As a long-time C++ developer, I cannot agree with that! :-)
Jokes aside, IMHO, it is a matter of a taste.
Yes, it is a powerful feature, which can be misused. But it doesn't mean it has to/will be misused. As an example, C++ and Scala are not that bad after all.
And their fate is not that same as Lisp's that you mention. This is probably due to the fact that operator oveloading alone is too weak to f*ck up the whole language. But Lisp with its ability to redefine more or less almost everything was enough for that purpose ;-) Another factor in case of Lisp was probably the fact that it was a first language which offered such possibilities. People were not aware of dangers at the time. But today we hopefully know better.
>For this reason, new operators definition isn't consistent with Lua's design principles. I even have some reserves about user-overloading of arithmetic
> operators: you should only overload them with operations which respect their algebraic properties, and I don't think it should happen on anything but
> userdata.
>
>
>Now there are reasons to play with them: first it's fun, and that's good enough a reason in some contexts. More importantly, out of wacky experiments
> sometimes come great ideas, worth implementing in serious languages. Think of Lisp's legacy: it's a language entirely tuned for fun and personal
> expressiveness, with a very bad record in terms of large-scale long-term collaboration, but half of the ideas that make modern languages productive
> started as Lisp macro experiments.
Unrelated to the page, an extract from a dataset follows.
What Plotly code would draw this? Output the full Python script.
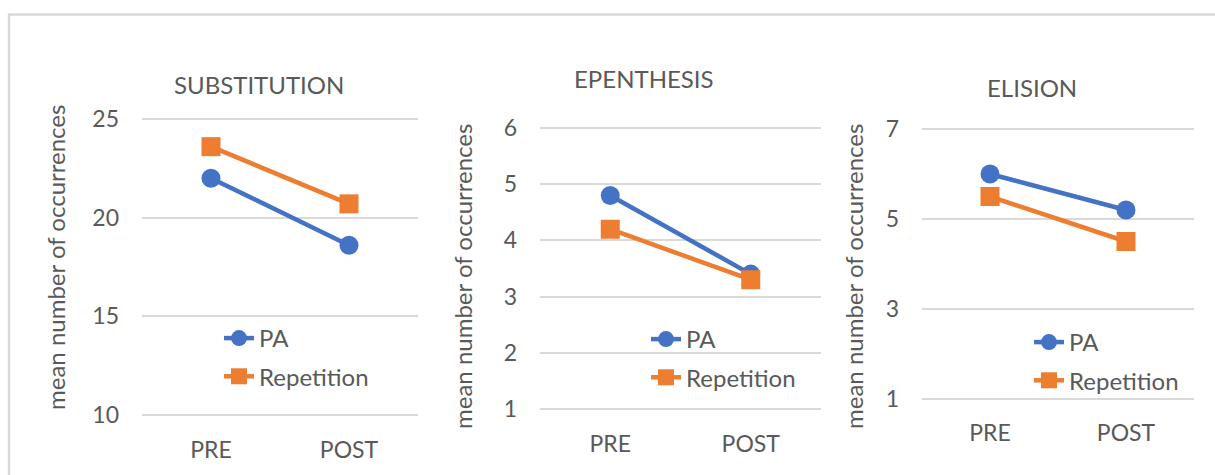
import plotly.graph_objects as go

W, H = 1215, 475

categories = ["PRE", "POST"]
series_names = ["PA", "Repetition"]
panel_titles = ["SUBSTITUTION", "EPENTHESIS", "ELISION"]
y_title = "mean number of occurrences"

subst_pa = [22.0, 18.6]
subst_rep = [23.6, 20.7]
epen_pa = [4.8, 3.4]
epen_rep = [4.2, 3.3]
elis_pa = [6.0, 5.2]
elis_rep = [5.5, 4.5]

subst_ticks = [10, 15, 20, 25]
epen_ticks = [1, 2, 3, 4, 5, 6]
elis_ticks = [1, 3, 5, 7]

BLUE = "#4472C4"
ORANGE = "#ED7D31"
GRID = "#D9D9D9"
TXT = "#595959"
FONT = "Lato, Open Sans, sans-serif"
FS = 24
FS_TICK = 23

def px(x):
    return x / W

def py(y):
    return 1 - y / H

# layout geometry (pixels)
panels = [
    dict(x0=142, x1=418, vtop=25, ptop=119, vbot=10, pbot=415, ticks=subst_ticks,
         data=(subst_pa, subst_rep), title=(259, 84), ytitle=(55, 258), leg=(219, 316)),
    dict(x0=540, x1=821, vtop=6, ptop=128, vbot=1, pbot=409, ticks=epen_ticks,
         data=(epen_pa, epen_rep), title=(644, 79), ytitle=(462, 277), leg=(646, 317)),
    dict(x0=922, x1=1194, vtop=7, ptop=129, vbot=1, pbot=399, ticks=elis_ticks,
         data=(elis_pa, elis_rep), title=(1032, 88), ytitle=(853, 277), leg=(1029, 320)),
]

fig = go.Figure()
annotations = []
PAD = 0.02  # fraction of span padding so edge gridlines show

for i, p in enumerate(panels):
    n = "" if i == 0 else str(i + 1)
    scale = (p["pbot"] - p["ptop"]) / (p["vtop"] - p["vbot"])
    pad = (p["vtop"] - p["vbot"]) * PAD
    rng = [p["vbot"] - pad, p["vtop"] + pad]
    dtop = p["ptop"] - pad * scale
    dbot = p["pbot"] + pad * scale
    legname = "legend" + n
    for vals, name, color, sym, grp in [
        (p["data"][0], series_names[0], BLUE, "circle", "a"),
        (p["data"][1], series_names[1], ORANGE, "square", "b"),
    ]:
        fig.add_trace(go.Scatter(
            x=categories, y=vals, name=name, mode="lines+markers",
            line=dict(color=color, width=4.5),
            marker=dict(color=color, size=19, symbol=sym),
            xaxis="x" + n, yaxis="y" + n, legend=legname, legendgroup=grp,
            hoverinfo="skip",
        ))
    fig.layout["xaxis" + n] = dict(
        domain=[px(p["x0"]), px(p["x1"])], anchor="y" + n, automargin=False,
        type="category", range=[-0.5, 1.5], showgrid=False, zeroline=False,
        showline=False, ticks="", ticklabelstandoff=13,
        tickfont=dict(family=FONT, size=FS_TICK, color=TXT), fixedrange=True,
    )
    fig.layout["yaxis" + n] = dict(
        domain=[py(dbot), py(dtop)], anchor="x" + n, range=rng, automargin=False,
        tickvals=p["ticks"], showgrid=True, gridcolor=GRID, gridwidth=1.5,
        zeroline=False, showline=False, ticks="", ticklabelstandoff=22,
        tickfont=dict(family=FONT, size=FS_TICK, color=TXT), fixedrange=True,
    )
    fig.layout[legname] = dict(
        x=px(p["leg"][0]), y=py(p["leg"][1]), xanchor="left", yanchor="top",
        bgcolor="rgba(0,0,0,0)", font=dict(family=FONT, size=FS, color=TXT),
        tracegroupgap=4, itemsizing="trace",
    )
    annotations.append(dict(
        text=panel_titles[i], x=px(p["title"][0]), y=py(p["title"][1]),
        xref="paper", yref="paper", xanchor="center", yanchor="middle",
        showarrow=False, font=dict(family=FONT, size=FS, color=TXT),
    ))
    annotations.append(dict(
        text=y_title, x=px(p["ytitle"][0]), y=py(p["ytitle"][1]),
        xref="paper", yref="paper", xanchor="center", yanchor="middle",
        textangle=-90, showarrow=False, font=dict(family=FONT, size=FS, color=TXT),
    ))

fig.update_layout(
    template="none",
    width=W, height=H, margin=dict(l=0, r=0, t=0, b=0, pad=0, autoexpand=False),
    paper_bgcolor="white", plot_bgcolor="white",
    showlegend=True, annotations=annotations,
    shapes=[dict(type="rect", xref="paper", yref="paper",
                 x0=px(9), y0=py(14.5), x1=px(1230), y1=py(490),
                 line=dict(color=GRID, width=2.5), layer="below")],
)

fig.write_html("out.html", config=dict(displayModeBar=False))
So yeah, there's already a dialect of Lua optimized for language tinkering, and it's called Scheme ;-)
:-)
>TL;DR: I might enjoy playing with mine, but not at the price of risking having to play with those of other people I didn't personally select :)
I worked on pretty big C++ and Scala projects with many other people and I survived ;-) It is not that bad. But of course it requires a certain discipline and good documentation, when you start playing with operator overloading and new (embedded) DSLs.